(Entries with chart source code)
◇ ◇ ◇

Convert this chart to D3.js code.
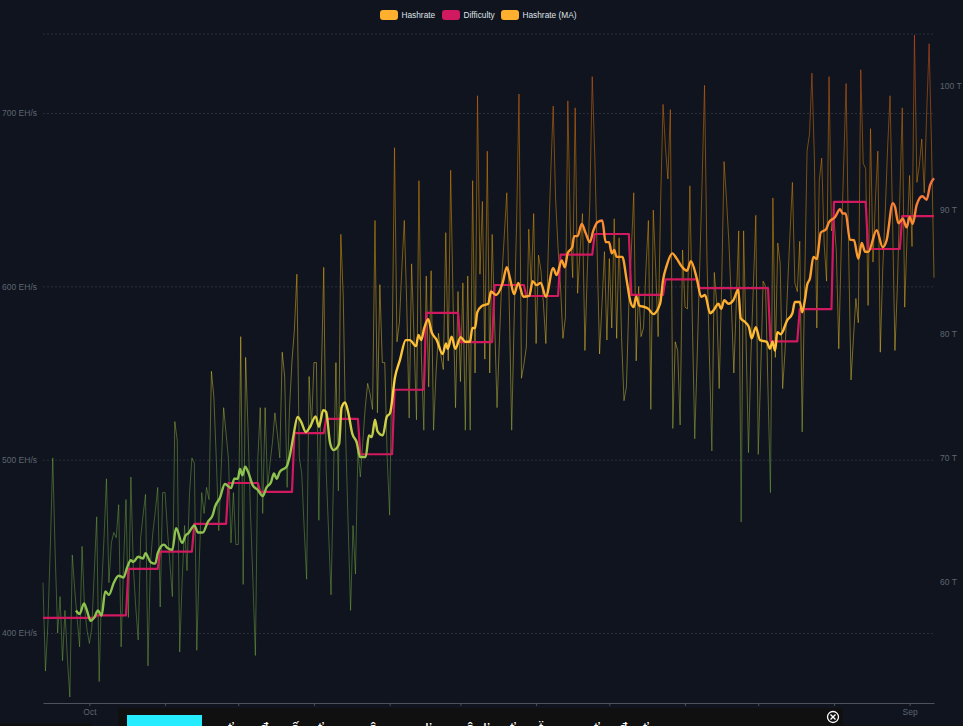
<!DOCTYPE html>
<html>
<head>
<meta charset="utf-8">
<title>Hashrate and Difficulty</title>
<script src="https://cdn.jsdelivr.net/npm/d3@7/dist/d3.min.js"></script>
<style>
  html, body { margin: 0; padding: 0; background: #0f141e; overflow: hidden; }
  svg { display: block; font-family: "Liberation Sans", Arial, sans-serif; }
</style>
</head>
<body>
<svg id="chart" width="963" height="726"></svg>
<script>
// Daily network hashrate in EH/s, one value per day from the first date onward.
const startDate = new Date(2023, 8, 12);
const hashrate = [
  429,378,405,450,501,445,400,421,384,413,385,363,445,425,408,392,450,415,402,394,
  403,435,467,372,425,455,489,429,452,458,455,474,392,440,477,409,490,438,415,396,
  455,468,480,381,440,458,470,484,415,481,481,459,440,421,522,511,389,430,462,436,
  480,501,498,390,440,481,469,484,477,551,536,500,459,495,530,515,500,452,481,451,
  451,571,428,559,517,469,430,387,500,530,469,530,484,498,510,527,515,501,562,548,
  484,530,557,575,607,501,492,460,431,548,519,556,556,465,546,611,494,458,422,490,
  556,482,630,594,513,463,413,462,434,505,490,510,530,544,538,529,638,527,601,556,
  556,501,468,560,680,568,579,610,638,590,524,613,570,523,661,560,517,606,542,609,
  517,550,573,560,552,631,557,667,590,530,597,545,602,517,606,517,661,550,710,607,
  649,558,678,550,630,580,530,570,606,630,654,590,517,580,636,711,547,555,565,633,
  600,642,567,618,609,590,567,622,665,704,650,622,600,570,582,707,634,605,703,596,
  620,642,563,610,648,721,677,620,561,590,620,569,616,576,639,570,628,571,534,542,
  590,620,654,557,600,571,576,610,638,529,644,610,571,648,705,680,662,702,518,568,
  563,520,621,588,587,658,580,512,560,610,660,716,615,560,505,608,590,541,600,672,
  650,625,590,550,590,632,464,632,570,504,560,600,641,503,550,603,600,540,481,651,
  559,625,613,541,563,599,630,660,602,597,626,516,600,678,688,723,674,576,661,674,
  625,603,721,632,640,620,564,623,670,717,623,546,570,593,579,725,671,668,589,691,
  614,650,678,562,610,642,680,710,640,563,600,651,703,588,630,664,623,745,660,670,
  685,654,700,740,680,605
];

// Moving average of the hashrate: day offset from the first date and its value.
const maDays = [
  13.5,15,16.8,18,19.5,21,22.5,24,25.5,27,29,31,33,34.5,36,37,39,41,42,44,46,47,49.5,51,53,54.5,57,58.5,59.5,62,
  63.5,65.5,67.5,69.5,70.5,72.5,74.5,77,78.4,79.8,80.7,81.7,82.8,84,86,88,90,91.6,93.4,94.6,95.7,97,99.8,101,102.5,104.3,105.7,107.7,109.4,111.7,
  113,114.8,116,117.6,119,121.3,122.3,123.7,125,126.7,128.5,129.9,132.2,133.5,134.7,136,137,139.2,140.8,142.2,144.2,146.2,148.6,150.3,152.8,153.8,154.9,156.2,157.8,159.2,
  161.3,163.7,165.1,165.8,167.4,168.9,171.1,172.9,174.9,175.9,177,177.9,179.7,182.4,183.5,185.6,188.3,190,191.3,193,194.7,196.8,199.2,200.6,202.2,203.9,206,209,210.4,212.5,
  213.8,214.9,216.8,217.6,219,220.7,222.3,224,225.4,227.1,229.1,230.5,231.9,233,234,235,237.3,239.1,240.5,241.9,243,244.2,246.6,248,250,252.8,254,255.5,257.8,259.6,
  261.9,263.8,265.4,267.8,269.6,271.2,273.3,274.6,276.7,277.8,279.1,280.8,282.8,284.8,285.8,287.6,289.2,290.3,292,293.7,296.5,297.8,298.8,299.9,300.8,302.2,304.9,307,308,310,
  311,312.2,313,314.2,315.6,317,318.6,320.8,322,324.5,326.5,327.6,328.8,330.6,332.2,334,335.4,336.8,338.1,341.5,344,345.6,348.1,349,350.4,352.2,353.8,355,356.3,357.9,
  360.2,362,363.4,365
];
const maValues = [
  413,411,417,413,407,409,413,410,424,422,429,433,432,438,442,441,444,443,446,441,440,446,451,449,448,460.5,452,456.5,457.5,462,
  458,458,464,468,473,478,486,483.6,489,489,494.6,491,496,493,485,482.5,479,484,487,492,489,493,496,501.5,513,524.6,522,516,519,525,
  519,528.6,527.5,509.6,505.5,509,530,533,527.5,515,510,501.5,501.5,514,513,523,516.5,514,524.6,527,547.6,557.4,569,569,565.5,572,569,576,581,573.6,
  569,561,567,564,571,564,570.7,568,568,576,576,585,588.6,590,597,595,602,611,604.7,595.5,602,594,594.5,603,600.7,602,594,610.5,606.5,615,
  611,619,622.6,629,629,636,630.7,625.5,632,637,638,625.5,625.5,619,621,617,617,603.6,592,588,594,589,588,587,584,590,603.6,612,619,616,
  611,609,614.5,604.7,594,595,584.5,586,590,587,592,590,592,598,581.7,579.4,576.5,570,576.5,569,568,564,568,563,573.6,572.4,580.5,584.5,591,591,
  585,593,600.7,604.7,617,615.7,631,633,637,640,644.5,642,642,627,626.6,616,625,620,620,632.4,622.6,626.6,648,646,636.4,639,634,640,636,647,
  652,650,658.4,662.4
];

// Difficulty in T: the first day of each adjustment period and its level.
const difficultyStarts = [0,22,35,48,62,76,89,103,116,130,144,157,171,185,198,212,226,241,255,269,298,310,324,338,352];
const difficultyLevels = [57.1,57.3,61.05,62.45,64.68,67.98,67.26,72.0,73.15,70.3,75.5,81.7,79.35,83.95,83.06,86.4,88.06,83.15,84.4,83.7,79.4,82,90.65,86.85,89.5];

const hashTicks = [400, 500, 600, 700];
const difficultyTicks = [60, 70, 80, 90, 100];
const monthLabels = { 9: "Oct", 8: "Sep" };
const legendItems = ["Hashrate", "Difficulty", "Hashrate (MA)"];
const bannerGlyphs = ["ť", "đ", "ố", "ť", "ô", "Ľ", "ô", "Ľ", "ť", "ẗ", "ť", "đ", "ť"];
const bannerOffsets = [0, 32, 63, 90, 141, 197, 238, 255, 282, 311, 366, 391, 415];

const COLORS = {
  hash: "#FFB02E",
  difficulty: "#D1195F",
  label: "#5f6571",
  legendText: "#dfe1e6",
  grid: "#2b303b",
  axis: "#4d525e",
  banner: "#101010",
  cyan: "#25edff"
};
const GRADIENT_THIN = ["#F4511E", "#FB8C00", "#FFB300", "#FDD835", "#7CB342"];
const GRADIENT_MA = ["#F7703F", "#FB9C2C", "#FFB732", "#FDD83F", "#8DC24F"];

const margin = { left: 43, right: 29, top: 34, bottom: 23 };
const width = 963, height = 726;

const addDays = d => new Date(startDate.getTime() + d * 864e5);

const x = d3.scaleTime()
  .domain([addDays(0), addDays(365)])
  .range([margin.left, width - margin.right]);

const yHash = d3.scaleLinear()
  .domain([359.6, 745.6])
  .range([height - margin.bottom, margin.top]);

const yDiff = d3.scaleLinear()
  .domain([50.24, 104.19])
  .range([height - margin.bottom, margin.top]);

const svg = d3.select("#chart");

// Each line's gradient follows its own bounding box, running top to 65% down.
const defs = svg.append("defs");
[["gradThin", GRADIENT_THIN], ["gradMA", GRADIENT_MA]].forEach(([id, stops]) => {
  const g = defs.append("linearGradient")
    .attr("id", id)
    .attr("x1", 0).attr("y1", 0).attr("x2", 0).attr("y2", 0.65);
  stops.forEach((c, i) => {
    g.append("stop")
      .attr("offset", i / (stops.length - 1))
      .attr("stop-color", c);
  });
});

svg.append("rect")
  .attr("width", width).attr("height", height)
  .attr("fill", "#0f141e");

// Left axis carries the dashed grid lines.
const leftAxis = svg.append("g")
  .attr("transform", `translate(${margin.left},0)`)
  .call(d3.axisLeft(yHash)
    .tickValues(hashTicks)
    .tickFormat(d => d + " EH/s")
    .tickSize(-(width - margin.left - margin.right))
    .tickPadding(6));
leftAxis.select(".domain").remove();
leftAxis.selectAll("line")
  .attr("stroke", COLORS.grid)
  .attr("stroke-dasharray", "2 2");
leftAxis.selectAll("text")
  .attr("fill", COLORS.label)
  .attr("font-size", 8.5);

// Upper limit of the plot.
svg.append("line")
  .attr("x1", margin.left).attr("x2", width - margin.right)
  .attr("y1", margin.top).attr("y2", margin.top)
  .attr("stroke", COLORS.grid)
  .attr("stroke-dasharray", "2 2");

const rightAxis = svg.append("g")
  .attr("transform", `translate(${width - margin.right},0)`)
  .call(d3.axisRight(yDiff)
    .tickValues(difficultyTicks)
    .tickFormat(d => d + " T")
    .tickSize(0)
    .tickPadding(6));
rightAxis.select(".domain").remove();
rightAxis.selectAll("text")
  .attr("fill", COLORS.label)
  .attr("font-size", 8.5);

const bottomAxis = svg.append("g")
  .attr("transform", `translate(0,${height - margin.bottom})`)
  .call(d3.axisBottom(x)
    .ticks(d3.timeMonth.every(1))
    .tickFormat(d => monthLabels[d.getMonth()] || "")
    .tickSize(3)
    .tickPadding(3)
    .tickSizeOuter(0));
bottomAxis.select(".domain").attr("stroke", COLORS.axis);
bottomAxis.selectAll("line").attr("stroke", COLORS.axis);
bottomAxis.selectAll("text")
  .attr("fill", COLORS.label)
  .attr("font-size", 8.5);

// Raw daily hashrate.
const hashLine = d3.line()
  .x((d, i) => x(addDays(i)))
  .y(d => yHash(d));

svg.append("path")
  .attr("d", hashLine(hashrate))
  .attr("fill", "none")
  .attr("stroke", "url(#gradThin)")
  .attr("stroke-width", 1)
  .attr("stroke-opacity", 0.45);

// Difficulty holds its level between adjustments.
const difficultyDaily = d3.range(0, 366).map(day => {
  const idx = d3.bisectRight(difficultyStarts, day) - 1;
  return [day, difficultyLevels[idx]];
});
const diffLine = d3.line()
  .x(d => x(addDays(d[0])))
  .y(d => yDiff(d[1]));

svg.append("path")
  .attr("d", diffLine(difficultyDaily))
  .attr("fill", "none")
  .attr("stroke", COLORS.difficulty)
  .attr("stroke-width", 2.2)
  .attr("stroke-linejoin", "round");

// Moving average on top.
const maLine = d3.line()
  .x((d, i) => x(addDays(maDays[i])))
  .y(d => yHash(d))
  .curve(d3.curveMonotoneX);

svg.append("path")
  .attr("d", maLine(maValues))
  .attr("fill", "none")
  .attr("stroke", "url(#gradMA)")
  .attr("stroke-width", 2.4)
  .attr("stroke-linejoin", "round");

// Legend.
const legendSwatchX = [380, 442, 501];
const legendColors = [COLORS.hash, COLORS.difficulty, COLORS.hash];
const legend = svg.append("g").selectAll("g")
  .data(legendItems)
  .join("g")
  .attr("transform", (d, i) => `translate(${legendSwatchX[i]},10)`);
legend.append("rect")
  .attr("width", 18).attr("height", 10).attr("rx", 3)
  .attr("fill", (d, i) => legendColors[i]);
legend.append("text")
  .attr("x", 21.5).attr("y", 8.2)
  .attr("font-size", 8.3)
  .attr("fill", COLORS.legendText)
  .text(d => d);

// Promotional strip along the lower edge of the page.
const strip = svg.append("g");
strip.append("rect")
  .attr("x", 118).attr("y", 708).attr("width", 725).attr("height", 18)
  .attr("fill", COLORS.banner);
strip.append("rect")
  .attr("x", 0).attr("y", 723.5).attr("width", 92).attr("height", 3)
  .attr("fill", COLORS.banner);
strip.append("rect")
  .attr("x", 843).attr("y", 725).attr("width", 120).attr("height", 1)
  .attr("fill", COLORS.banner);
strip.append("rect")
  .attr("x", 127).attr("y", 715).attr("width", 75).attr("height", 11)
  .attr("fill", COLORS.cyan);
strip.selectAll("text")
  .data(bannerGlyphs)
  .join("text")
  .attr("x", (d, i) => 228 + bannerOffsets[i])
  .attr("y", 733)
  .attr("font-size", 15)
  .attr("fill", "#ffffff")
  .text(d => d);

const closeIcon = strip.append("g")
  .attr("transform", "translate(833,717)")
  .attr("stroke", "#ffffff")
  .attr("fill", "none");
closeIcon.append("circle").attr("r", 5.5).attr("stroke-width", 1.3);
closeIcon.append("path").attr("d", "M-2.5,-2.5L2.5,2.5M2.5,-2.5L-2.5,2.5").attr("stroke-width", 1.4);
</script>
</body>
</html>
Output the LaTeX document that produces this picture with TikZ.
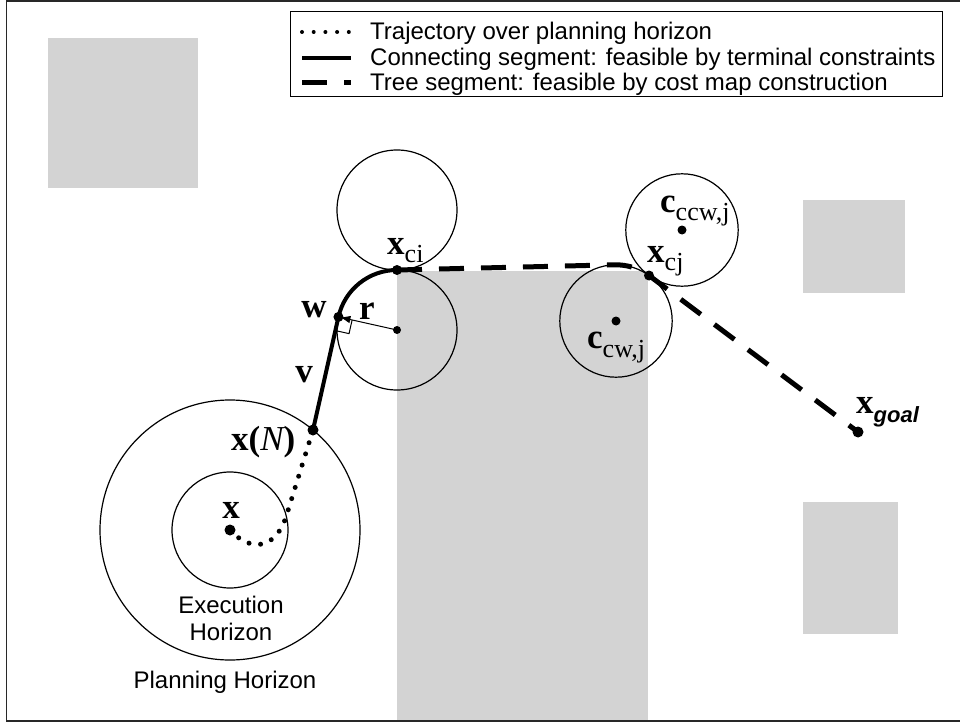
\documentclass[tikz,border=0pt]{standalone}
\usepackage{fontspec}
\setmainfont{Liberation Sans}
\newfontfamily\tnr{Liberation Serif}
\usepackage{tikz}
\usetikzlibrary{calc}
\usetikzlibrary{arrows.meta}

\definecolor{obst}{RGB}{211,211,211}
\definecolor{rimgray}{RGB}{40,40,40}

\newcommand{\lsub}[2][8pt]{\raisebox{-#1}{\fontsize{26}{26}\selectfont\tnr\mdseries #2}}

\begin{document}
\begin{tikzpicture}[x=1pt,y=-1pt,
    lbl/.style={inner sep=0pt,font=\fontsize{35}{35}\selectfont\tnr\bfseries},
    txt/.style={inner sep=0pt,font=\fontsize{24}{28}\selectfont},
    rim/.style={line width=1.2pt},
    traj/.style={line width=5pt,line cap=round,dash pattern=on 0pt off 11.7pt},
    conn/.style={line width=4pt},
    tree/.style={line width=5pt,dash pattern=on 25pt off 17pt}]
    \useasboundingbox (0,0) rectangle (960,722);

    % obstacles
    \fill[obst] (48,38) rectangle (198,188);
    \fill[obst] (803,200) rectangle (905,293);
    \fill[obst] (803,502) rectangle (898,634);
    \fill[obst] (397,271) rectangle (648,721);

    \draw[rimgray,line width=1.3pt] (960,1) -- (6.5,1) -- (6.5,721) -- (960,721);

    % legend
    \draw[fill=white,line width=1pt] (290,12) rectangle (942,97);
    \draw[traj,line width=4pt] (302,32) -- (350,32);
    \draw[conn] (302,58) -- (351,58);
    \draw[tree] (302,83) -- (351,83);
    \node[txt,anchor=base west] (leg1) at (370,40) {Trajectory over planning horizon};
    \node[txt,anchor=base west] (leg2) at (370,66) {Connecting segment: feasible by terminal constraints};
    \node[txt,anchor=base west] (leg3) at (370,91) {Tree segment: feasible by cost map construction};

    % points
    \coordinate (x0) at (230,530);
    \coordinate (xN) at (313,430);
    \coordinate (rc) at (397,330);
    \coordinate (cu) at (397,210);
    \coordinate (w) at ($(rc)+(192.6:60)$);
    \coordinate (xci) at (397,270);
    \coordinate (ccw) at (616,321);
    \coordinate (cccw) at (682,230);
    \coordinate (xcj) at ($(ccw)!0.5!(cccw)$);
    \coordinate (tj) at ($(ccw)+(268.6:56.2)$);
    \coordinate (goal) at (858,432);

    % horizons and turning circles
    \draw[rim] (x0) circle (58);
    \draw[rim] (x0) circle (130);
    \draw[rim] (cu) circle (60);
    \draw[rim] (rc) circle (60);
    \draw[rim] (ccw) circle (56.2);
    \draw[rim] (cccw) circle (56.2);

    % paths
    \draw[traj] (x0) .. controls (250,552) and (275,550) .. (286,517) -- (xN);
    \draw[conn] (xN) -- (w) arc[start angle=192.6,end angle=270,radius=60];
    \draw[tree] (xci) -- (tj) arc[start angle=268.6,end angle=305.96,radius=56.2] -- (goal);

    % radius and right angle
    \draw[line width=1pt,shorten >=3pt,-{Triangle[length=9pt,width=7pt]}] (rc) -- (w);
    \coordinate (q1) at ($(w)!14pt!(rc)$);
    \coordinate (q3) at ($(w)!14pt!(xN)$);
    \draw[line width=1pt] (q1) -- ($(q1)+(q3)-(w)$) -- (q3);

    \fill (x0) circle (5.5);
    \fill (xN) circle (5.5);
    \fill (w) circle (5);
    \fill (xci) circle (5);
    \fill (xcj) circle (5);
    \fill (goal) circle (5.5);
    \fill (rc) circle (4);
    \fill (ccw) circle (4.5);
    \fill (cccw) circle (4.5);

    % labels
    \node[lbl,anchor=base] (lx) at (231,518) {x};
    \node[lbl,anchor=base west] (lxN) at (231,450) {x({\mdseries\itshape N})};
    \node[lbl,anchor=base] (lw) at (314,317) {w};
    \node[lbl,anchor=base] (lr) at (367,319) {r};
    \node[lbl,anchor=base] (lv) at (304,382) {v};
    \node[lbl,anchor=base west] (lxci) at (387,254) {x\lsub{ci}};
    \node[lbl,anchor=base west] (lccw) at (660,212) {c\lsub{ccw,j}};
    \node[lbl,anchor=base west] (lxcj) at (647,262) {x\lsub{cj}};
    \node[lbl,anchor=base west] (lcw) at (587,348) {c\lsub[9pt]{cw,j}};
    \node[lbl,anchor=base west] (lgoal) at (856,413) {x\raisebox{-9pt}{\fontsize{22}{22}\selectfont\normalfont\bfseries\itshape goal}};

    \node[txt,anchor=base] (exe) at (231,613) {Execution};
    \node[txt,anchor=base] (hor) at (231,640) {Horizon};
    \node[txt,anchor=base] (plan) at (225,688) {Planning Horizon};
\end{tikzpicture}
\end{document}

◇ ◇ ◇

• **GOAL**: The first line to copy holds "Output the LaTeX", and the last holds "west] (leg3) at". Copy them and the lines between exactly, leaving out pictures.

• **SOLUTION FOR THIS PROBLEM**:
Output the LaTeX document that produces this picture with TikZ.
\documentclass[tikz,border=0pt]{standalone}
\usepackage{fontspec}
\setmainfont{Liberation Sans}
\newfontfamily\tnr{Liberation Serif}
\usepackage{tikz}
\usetikzlibrary{calc}
\usetikzlibrary{arrows.meta}

\definecolor{obst}{RGB}{211,211,211}
\definecolor{rimgray}{RGB}{40,40,40}

\newcommand{\lsub}[2][8pt]{\raisebox{-#1}{\fontsize{26}{26}\selectfont\tnr\mdseries #2}}

\begin{document}
\begin{tikzpicture}[x=1pt,y=-1pt,
    lbl/.style={inner sep=0pt,font=\fontsize{35}{35}\selectfont\tnr\bfseries},
    txt/.style={inner sep=0pt,font=\fontsize{24}{28}\selectfont},
    rim/.style={line width=1.2pt},
    traj/.style={line width=5pt,line cap=round,dash pattern=on 0pt off 11.7pt},
    conn/.style={line width=4pt},
    tree/.style={line width=5pt,dash pattern=on 25pt off 17pt}]
    \useasboundingbox (0,0) rectangle (960,722);

    % obstacles
    \fill[obst] (48,38) rectangle (198,188);
    \fill[obst] (803,200) rectangle (905,293);
    \fill[obst] (803,502) rectangle (898,634);
    \fill[obst] (397,271) rectangle (648,721);

    \draw[rimgray,line width=1.3pt] (960,1) -- (6.5,1) -- (6.5,721) -- (960,721);

    % legend
    \draw[fill=white,line width=1pt] (290,12) rectangle (942,97);
    \draw[traj,line width=4pt] (302,32) -- (350,32);
    \draw[conn] (302,58) -- (351,58);
    \draw[tree] (302,83) -- (351,83);
    \node[txt,anchor=base west] (leg1) at (370,40) {Trajectory over planning horizon};
    \node[txt,anchor=base west] (leg2) at (370,66) {Connecting segment: feasible by terminal constraints};
    \node[txt,anchor=base west] (leg3) at (370,91) {Tree segment: feasible by cost map construction};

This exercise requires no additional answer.